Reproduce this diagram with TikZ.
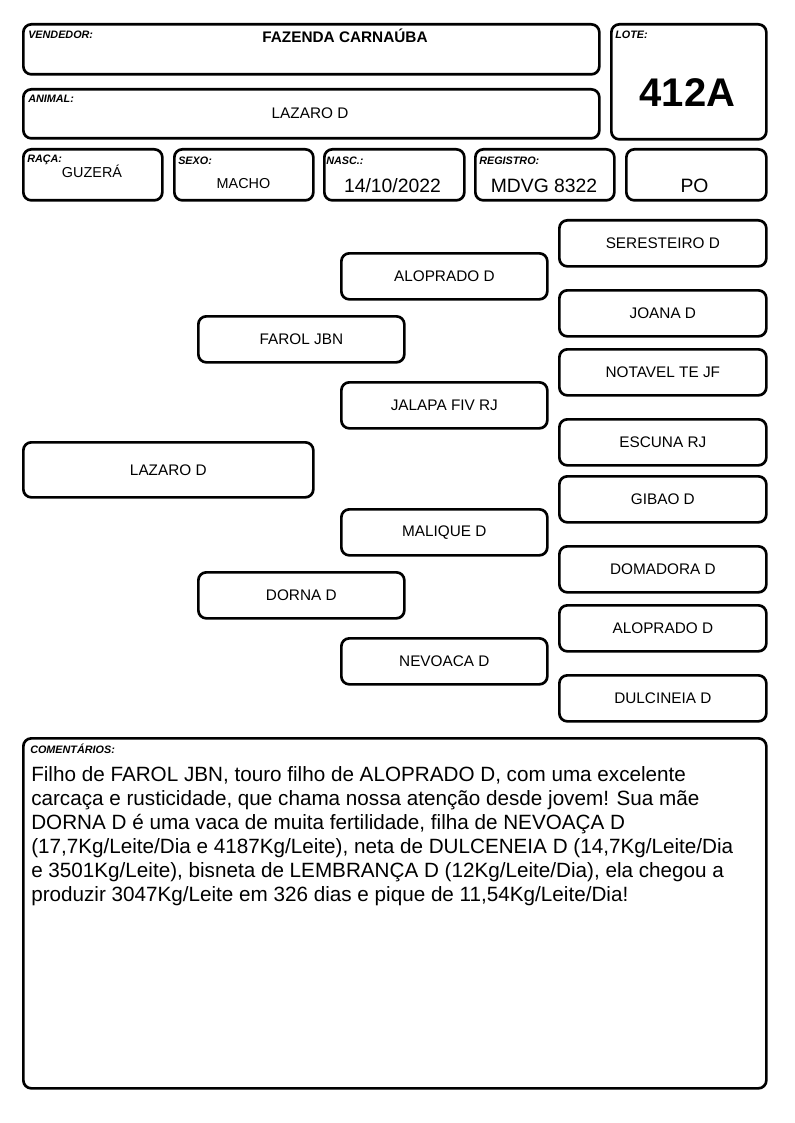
\documentclass[tikz,border=0pt]{standalone}
\usepackage{fontspec}
\setmainfont{Liberation Sans}
\newcommand*\px{0.75pt}
\tikzset{cell/.style 2 args={
    draw,
    line width=2pt,
    rectangle,
    rounded corners=6pt,
    fill=white,
    anchor=north west,
    inner sep=0pt,
    minimum width=#1*\px,
    minimum height=#2*\px,
    align=center,
    font=\fontsize{11.5}{14}\selectfont
}}
\tikzset{tag/.style={
    anchor=base west,
    inner sep=0pt,
    font=\fontsize{8.1}{9}\selectfont\bfseries\itshape
}}
\tikzset{value/.style={
    anchor=base,
    inner sep=0pt,
    font=\fontsize{11.5}{14}\selectfont
}}

\begin{document}
\begin{tikzpicture}[x=\px,y=-\px]
    \useasboundingbox (0,0) rectangle (794,1123);

    % First the header boxes.
    \node[cell={576}{50}] (vendedor) at (22,23) {};
    \node[cell={155}{115}] (lote) at (610,23) {};
    \node[cell={576}{49}] (animal) at (22,88) {};
    \node[cell={139}{51}] (raca) at (22,148) {};
    \node[cell={139}{51}] (sexo) at (173,148) {};
    \node[cell={140}{51}] (nasc) at (323,148) {};
    \node[cell={139}{51}] (registro) at (474,148) {};
    \node[cell={140}{51}] (po) at (625,148) {};

    % Their small labels.
    \node[tag] (tvendedor) at (28,39) {VENDEDOR:};
    \node[tag] (tlote) at (615,39) {LOTE:};
    \node[tag] (tanimal) at (28,103) {ANIMAL:};
    \node[tag] (traca) at (27,163) {RAÇA:};
    \node[tag] (tsexo) at (178,165) {SEXO:};
    \node[tag] (tnasc) at (326,165) {NASC.:};
    \node[tag] (tregistro) at (479,165) {REGISTRO:};

    % And the values.
    \node[value,font=\fontsize{11.5}{14}\selectfont\bfseries] (vvendedor) at (345,43) {FAZENDA CARNAÚBA};
    \node[value,font=\fontsize{30}{36}\selectfont\bfseries] (vlote) at (687.5,106.5) {412A};
    \node[value] (vanimal) at (310,119) {LAZARO D};
    \node[value,font=\fontsize{10.8}{13}\selectfont] (vraca) at (92,178) {GUZERÁ};
    \node[value,font=\fontsize{10.8}{13}\selectfont] (vsexo) at (243.5,189) {MACHO};
    \node[value,font=\fontsize{14.5}{17}\selectfont] (vnasc) at (392.5,193) {14/10/2022};
    \node[value,font=\fontsize{14.5}{17}\selectfont] (vregistro) at (544,193) {MDVG 8322};
    \node[value,font=\fontsize{14.5}{17}\selectfont] (vpo) at (694.5,192.5) {PO};

    % The pedigree, from the animal to the great-grandparents.
    \node[cell={290}{55}] (self) at (22,441) {LAZARO D};
    \node[cell={206}{46}] (pai) at (197,315) {FAROL JBN};
    \node[cell={206}{46}] (mae) at (197,571) {DORNA D};
    \node[cell={206}{46}] (avo1) at (340,252) {ALOPRADO D};
    \node[cell={206}{46}] (avo2) at (340,381) {JALAPA FIV RJ};
    \node[cell={206}{46}] (avo3) at (340,508) {MALIQUE D};
    \node[cell={206}{46}] (avo4) at (340,637) {NEVOACA D};
    \foreach \n/\y/\nome in {1/219/SERESTEIRO D,2/289/JOANA D,3/348/NOTAVEL TE JF,4/418/ESCUNA RJ,
        5/475/GIBAO D,6/545/DOMADORA D,7/604/ALOPRADO D,8/674/DULCINEIA D}
        \node[cell={207}{46}] (bis\n) at (558,\y) {\nome};

    % Comments.
    \node[cell={743}{350}] (comentarios) at (22,737) {};
    \node[tag] (tcomentarios) at (30,753) {COMENTÁRIOS:};
    \node[anchor=north west,inner sep=0pt,align=left,font=\fontsize{15.5}{18}\selectfont] (texto) at (31,766)
        {Filho de FAROL JBN, touro filho de ALOPRADO D, com uma excelente\\
         carcaça e rusticidade, que chama nossa atenção desde jovem! Sua mãe\\
         DORNA D é uma vaca de muita fertilidade, filha de NEVOAÇA D\\
         (17,7Kg/Leite/Dia e 4187Kg/Leite), neta de DULCENEIA D (14,7Kg/Leite/Dia\\
         e 3501Kg/Leite), bisneta de LEMBRANÇA D (12Kg/Leite/Dia), ela chegou a\\
         produzir 3047Kg/Leite em 326 dias e pique de 11,54Kg/Leite/Dia!};

\end{tikzpicture}
\end{document}
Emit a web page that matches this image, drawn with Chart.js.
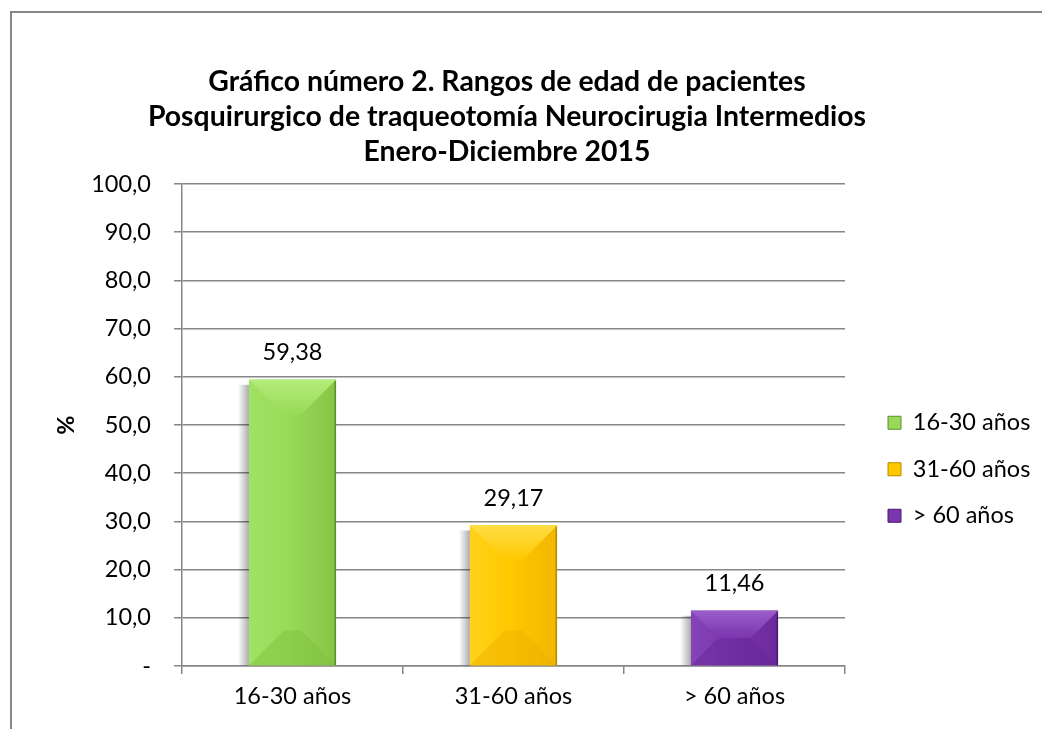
<!DOCTYPE html>
<html><head><meta charset="utf-8">
<script src="https://cdn.jsdelivr.net/npm/chart.js@4"></script>
<style>
html,body{margin:0;padding:0;background:#fff;overflow:hidden;}
#wrap{position:relative;width:1042px;height:729px;background:#fff;}
#frame{position:absolute;left:10px;top:11px;width:1100px;height:800px;border-left:2px solid #868686;border-top:2px solid #868686;pointer-events:none;}
canvas{position:absolute;left:0;top:0;}
</style></head><body>
<div id="wrap"><canvas id="c" width="1042" height="729"></canvas><div id="frame"></div></div>
<script>
// ---- data ----
const categories = ['16-30 años', '31-60 años', '> 60 años'];
const values = [59.38, 29.17, 11.46];
const titleLines = ['Gráfico número 2. Rangos de edad de pacientes',
  'Posquirurgico de traqueotomía Neurocirugia Intermedios',
  'Enero-Diciembre 2015'];
const yAxisTitle = '%';
const yMin = 0, yMax = 100, yStep = 10;

// ---- styles ----
const FONT = 'Lato, "Open Sans", sans-serif';
const palettes = [
  {base:'#98D957', left:'#A2E263', mid:'#99DA58', right:'#86C446', top:'#B3EC7A', bottom:'#7FBE3F', edge:'#5E8E2C'},
  {base:'#FFC800', left:'#FFD21A', mid:'#FFC800', right:'#F2B600', top:'#FFDD45', bottom:'#ECB000', edge:'#B88A00'},
  {base:'#7A36AE', left:'#8443B8', mid:'#7A36AE', right:'#6B2A9C', top:'#9A5CCB', bottom:'#65259A', edge:'#4A1A72'}
];
const fmt = v => v.toFixed(2).replace('.', ',');
const PAD_LEFT = -28;

Chart.defaults.color = '#000';
Chart.defaults.font.family = FONT;

const bevel = {
  id: 'bevel',
  beforeLayout(chart) {
    const lg = chart.legend;
    if (lg && !lg._fixedFit) {
      const f = lg.fit;
      lg.fit = function () { f.call(this); this.width = 1042 - 865; };
      lg._fixedFit = true;
    }
  },
  beforeDatasetsDraw(chart) {
    const ctx = chart.ctx;
    ctx.save();
    chart.getDatasetMeta(0).data.forEach((b) => {
      const {x, y, base, width} = b.getProps(['x', 'y', 'base', 'width'], true);
      const l = x - width / 2;
      const g = ctx.createLinearGradient(l - 11, 0, l, 0);
      g.addColorStop(0, 'rgba(0,0,0,0)');
      g.addColorStop(1, 'rgba(0,0,0,0.32)');
      ctx.fillStyle = g;
      ctx.fillRect(l - 11, y + 5, 11, base - y - 5);
    });
    ctx.restore();
  },
  afterDatasetsDraw(chart) {
    const ctx = chart.ctx;
    ctx.save();
    chart.getDatasetMeta(0).data.forEach((b, i) => {
      const {x, y, base, width} = b.getProps(['x', 'y', 'base', 'width'], true);
      const p = palettes[i % palettes.length];
      const l = x - width / 2, r = x + width / 2, h = base - y;
      const d = Math.min(width * 0.4, h / 2);
      const g = ctx.createLinearGradient(l, 0, r, 0);
      g.addColorStop(0, p.left); g.addColorStop(0.45, p.mid); g.addColorStop(1, p.right);
      ctx.fillStyle = g;
      ctx.fillRect(l, y, width, h);
      // top bevel
      ctx.beginPath();
      ctx.moveTo(l, y); ctx.lineTo(r, y); ctx.lineTo(r - d, y + d); ctx.lineTo(l + d, y + d); ctx.closePath();
      const gt = ctx.createLinearGradient(0, y, 0, y + d);
      gt.addColorStop(0, p.top); gt.addColorStop(1, p.mid);
      ctx.fillStyle = gt; ctx.fill();
      // bottom bevel
      ctx.beginPath();
      ctx.moveTo(l, base); ctx.lineTo(r, base); ctx.lineTo(r - d, base - d); ctx.lineTo(l + d, base - d); ctx.closePath();
      ctx.fillStyle = p.bottom; ctx.globalAlpha = 0.45; ctx.fill(); ctx.globalAlpha = 1;
      // edges
      ctx.strokeStyle = p.edge; ctx.lineWidth = 1.5;
      ctx.beginPath(); ctx.moveTo(r - 0.75, y); ctx.lineTo(r - 0.75, base); ctx.stroke();
      ctx.strokeStyle = p.top; ctx.lineWidth = 1;
      ctx.beginPath(); ctx.moveTo(l, y + 0.5); ctx.lineTo(r, y + 0.5); ctx.stroke();
      // value label
      ctx.fillStyle = '#000';
      ctx.font = '23.5px ' + FONT;
      ctx.textAlign = 'center'; ctx.textBaseline = 'middle';
      ctx.fillText(fmt(values[i]), x, y - 27);
    });
    ctx.restore();
  }
};

new Chart(document.getElementById('c'), {
  type: 'bar',
  data: {
    labels: categories,
    datasets: [{
      data: values,
      backgroundColor: palettes.map(p => p.base),
      borderWidth: 0,
      categoryPercentage: 1,
      barPercentage: 0.394
    }]
  },
  options: {
    responsive: false,
    animation: false,
    layout: {padding: {left: PAD_LEFT, top: 0, bottom: 0, right: 0}},
    plugins: {
      title: {
        display: true,
        text: titleLines,
        font: {size: 28.4, weight: 'bold', lineHeight: 35 / 28.4},
        padding: {top: 64.5, bottom: 14.5},
        color: '#000'
      },
      legend: {
        display: true,
        position: 'right',
        align: 'start',
        title: {display: true, text: '', font: {size: 12, lineHeight: 1.2}, padding: {top: 373.6, bottom: 0}},
        labels: {
          boxWidth: 13, boxHeight: 13, padding: 23,
          font: {size: 23.5},
          color: '#000',
          generateLabels: () => categories.map((c, i) => ({
            text: c,
            fillStyle: palettes[i].base,
            strokeStyle: palettes[i].edge,
            lineWidth: 1,
            hidden: false,
            index: i
          }))
        }
      },
      tooltip: {enabled: false}
    },
    scales: {
      x: {
        grid: {display: true, offset: true, drawOnChartArea: false, drawTicks: true, tickLength: 8, color: '#868686', lineWidth: 1.5},
        border: {display: true, color: '#868686', width: 1.5},
        ticks: {font: {size: 23.5}, padding: 8, color: '#000'},
        afterFit(s) { s.height = 63; }
      },
      y: {
        min: yMin, max: yMax,
        grid: {color: '#868686', lineWidth: 1.5, tickLength: 8},
        border: {display: true, color: '#868686', width: 1.5},
        ticks: {
          stepSize: yStep,
          font: {size: 23.5}, padding: 23, color: '#000',
          callback: v => v === 0 ? '-' : v.toFixed(1).replace('.', ',')
        },
        title: {display: true, text: yAxisTitle, font: {size: 23.5, weight: 'bold'}, padding: {top: 52 - PAD_LEFT, bottom: 0}, color: '#000'},
        afterFit(s) { s.width = 182 - PAD_LEFT; }
      },
      y2: {
        position: 'right',
        display: true,
        grid: {display: false, drawOnChartArea: false},
        ticks: {display: false},
        border: {display: false},
        afterFit(s) { s.width = 20; }
      }
    }
  },
  plugins: [bevel]
});
</script>
</body></html>
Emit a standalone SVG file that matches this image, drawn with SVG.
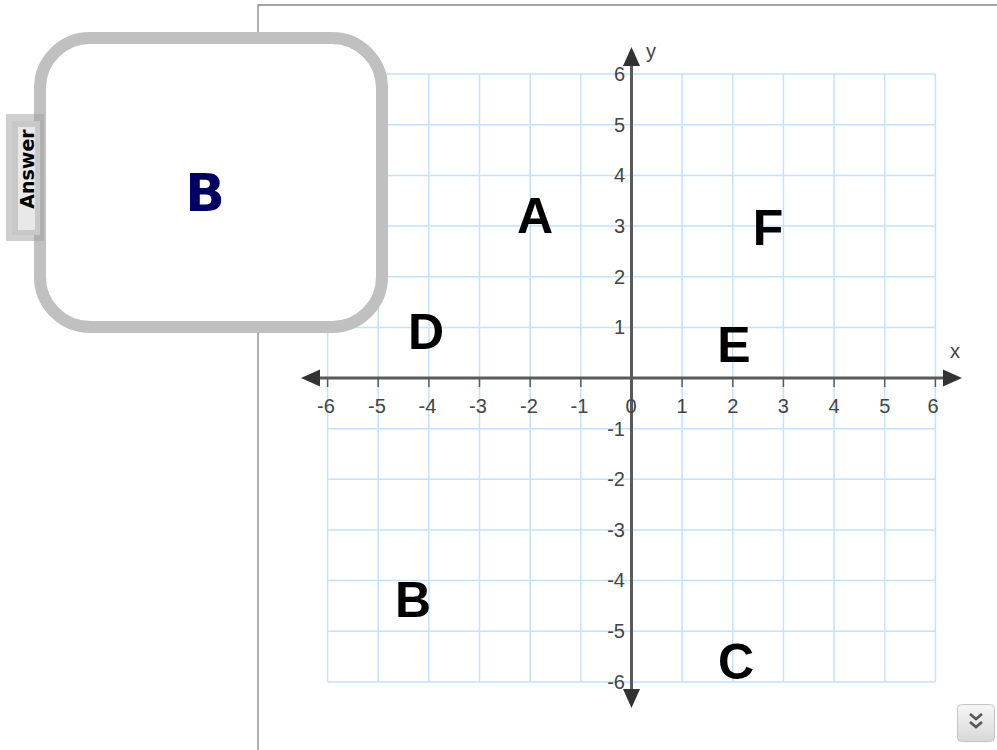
<svg xmlns="http://www.w3.org/2000/svg" width="997" height="750" viewBox="0 0 997 750">
<style>
.grid line{stroke:#c4e2fa;stroke-width:1.5}
.tick{font-family:"Liberation Sans",Arial,sans-serif;font-size:20px;fill:#444}
.big{font-family:"Liberation Sans",Arial,sans-serif;font-size:50px;font-weight:bold;fill:#000;text-anchor:middle}
.axis{stroke:#5a5a5a;stroke-width:3}
.tk{stroke:#5a5a5a;stroke-width:1.5}
</style>
<defs>
<linearGradient id="btn" x1="0" y1="0" x2="0" y2="1"><stop offset="0" stop-color="#f6f6f6"/><stop offset="1" stop-color="#d8d8d8"/></linearGradient>
</defs>
<rect width="997" height="750" fill="#fff"/>
<g id="panel"><path d="M258 750V5H997" fill="none" stroke="#888" stroke-width="1.3"/></g>
<g id="grid" class="grid">
<line x1="327.6" y1="74" x2="327.6" y2="682"/><line x1="378.2" y1="74" x2="378.2" y2="682"/><line x1="428.9" y1="74" x2="428.9" y2="682"/><line x1="479.5" y1="74" x2="479.5" y2="682"/><line x1="530.2" y1="74" x2="530.2" y2="682"/><line x1="580.8" y1="74" x2="580.8" y2="682"/><line x1="682.1" y1="74" x2="682.1" y2="682"/><line x1="732.8" y1="74" x2="732.8" y2="682"/><line x1="783.4" y1="74" x2="783.4" y2="682"/><line x1="834.1" y1="74" x2="834.1" y2="682"/><line x1="884.7" y1="74" x2="884.7" y2="682"/><line x1="935.4" y1="74" x2="935.4" y2="682"/>
<line x1="327.6" y1="74.1" x2="935.4" y2="74.1"/><line x1="327.6" y1="124.8" x2="935.4" y2="124.8"/><line x1="327.6" y1="175.4" x2="935.4" y2="175.4"/><line x1="327.6" y1="226.1" x2="935.4" y2="226.1"/><line x1="327.6" y1="276.7" x2="935.4" y2="276.7"/><line x1="327.6" y1="327.4" x2="935.4" y2="327.4"/><line x1="327.6" y1="428.7" x2="935.4" y2="428.7"/><line x1="327.6" y1="479.3" x2="935.4" y2="479.3"/><line x1="327.6" y1="530" x2="935.4" y2="530"/><line x1="327.6" y1="580.6" x2="935.4" y2="580.6"/><line x1="327.6" y1="631.3" x2="935.4" y2="631.3"/><line x1="327.6" y1="681.9" x2="935.4" y2="681.9"/>
</g>
<g id="axes">
<line class="axis" x1="318" y1="378" x2="945" y2="378"/>
<line class="axis" x1="631.5" y1="64" x2="631.5" y2="692"/>
<path d="M301 378L320 369.5V386.5Z" fill="#333"/>
<path d="M962 378L943 369.5V386.5Z" fill="#333"/>
<path d="M631.5 47L623 66H640Z" fill="#333"/>
<path d="M631.5 708L623 689H640Z" fill="#333"/>
<g class="tk">
<line x1="327.6" y1="378" x2="327.6" y2="387"/><line x1="378.2" y1="378" x2="378.2" y2="387"/><line x1="428.9" y1="378" x2="428.9" y2="387"/><line x1="479.5" y1="378" x2="479.5" y2="387"/><line x1="530.2" y1="378" x2="530.2" y2="387"/><line x1="580.8" y1="378" x2="580.8" y2="387"/><line x1="682.1" y1="378" x2="682.1" y2="387"/><line x1="732.8" y1="378" x2="732.8" y2="387"/><line x1="783.4" y1="378" x2="783.4" y2="387"/><line x1="834.1" y1="378" x2="834.1" y2="387"/><line x1="884.7" y1="378" x2="884.7" y2="387"/><line x1="935.4" y1="378" x2="935.4" y2="387"/>
</g>
<text class="tick" x="955" y="358" text-anchor="middle" font-size="22">x</text>
<text class="tick" x="651" y="58" text-anchor="middle" font-size="22">y</text>
<g text-anchor="middle" class="tick">
<text class="tick" x="326" y="412.5">-6</text><text class="tick" x="377" y="412.5">-5</text><text class="tick" x="427.5" y="412.5">-4</text><text class="tick" x="478" y="412.5">-3</text><text class="tick" x="529" y="412.5">-2</text><text class="tick" x="579.5" y="412.5">-1</text><text class="tick" x="631" y="412.5">0</text><text class="tick" x="682" y="412.5">1</text><text class="tick" x="732.8" y="412.5">2</text><text class="tick" x="783.4" y="412.5">3</text><text class="tick" x="834.1" y="412.5">4</text><text class="tick" x="884.7" y="412.5">5</text><text class="tick" x="933" y="412.5">6</text>
</g>
<g text-anchor="end">
<text class="tick" x="625" y="81">6</text><text class="tick" x="625" y="131.6">5</text><text class="tick" x="625" y="182.2">4</text><text class="tick" x="625" y="232.9">3</text><text class="tick" x="625" y="283.5">2</text><text class="tick" x="625" y="334.2">1</text><text class="tick" x="625" y="435.5">-1</text><text class="tick" x="625" y="486.1">-2</text><text class="tick" x="625" y="536.8">-3</text><text class="tick" x="625" y="587.4">-4</text><text class="tick" x="625" y="638.1">-5</text><text class="tick" x="625" y="688.7">-6</text>
</g>
</g>
<g id="label-A"><text class="big" x="535" y="233">A</text></g>
<g id="label-F"><text class="big" x="768" y="245">F</text></g>
<g id="label-D"><text class="big" x="426" y="349">D</text></g>
<g id="label-E"><text class="big" x="734" y="362">E</text></g>
<g id="label-B"><text class="big" x="413" y="617">B</text></g>
<g id="label-C"><text class="big" x="736" y="679">C</text></g>
<g id="answer-box">
<rect x="40" y="38" width="342" height="289" rx="50" fill="#fff" stroke="#c0c0c0" stroke-width="12"/>
<text x="205" y="211" text-anchor="middle" font-family="DejaVu Sans,sans-serif" font-weight="bold" font-size="52" fill="#000060">B</text>
</g>
<g id="answer-tab">
<rect x="6" y="114" width="38" height="127" fill="#a0a0a0" fill-opacity="0.5"/>
<rect x="12" y="121" width="28" height="114" fill="#c8c8c8"/>
<rect x="18" y="127" width="17" height="103" fill="#e8e8e8"/>
<text transform="translate(33.5 169) rotate(-90)" text-anchor="middle" font-family="DejaVu Sans,sans-serif" font-weight="bold" font-size="19" fill="#000">Answer</text>
</g>
<g id="scroll-button">
<rect x="957.5" y="704.5" width="37" height="37" rx="4" fill="url(#btn)" stroke="#c4c4c4"/>
<path d="M970 714l6 5 6-5M970 722l6 5 6-5" fill="none" stroke="#555" stroke-width="2.5"/>
</g>
</svg>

+++

* [Task statement]: From the first line of the listing above, repeat every line through the one holding "(0,0) rectangle (794,1123);". Both ends count, and pictures stay out.

* [Complete answer]:
Reproduce this diagram with TikZ.
\documentclass[tikz,border=0pt]{standalone}
\usepackage{fontspec}
\setmainfont{Liberation Sans}
\newcommand*\px{0.75pt}
\tikzset{cell/.style 2 args={
    draw,
    line width=2pt,
    rectangle,
    rounded corners=6pt,
    fill=white,
    anchor=north west,
    inner sep=0pt,
    minimum width=#1*\px,
    minimum height=#2*\px,
    align=center,
    font=\fontsize{11.5}{14}\selectfont
}}
\tikzset{tag/.style={
    anchor=base west,
    inner sep=0pt,
    font=\fontsize{8.1}{9}\selectfont\bfseries\itshape
}}
\tikzset{value/.style={
    anchor=base,
    inner sep=0pt,
    font=\fontsize{11.5}{14}\selectfont
}}

\begin{document}
\begin{tikzpicture}[x=\px,y=-\px]
    \useasboundingbox (0,0) rectangle (794,1123);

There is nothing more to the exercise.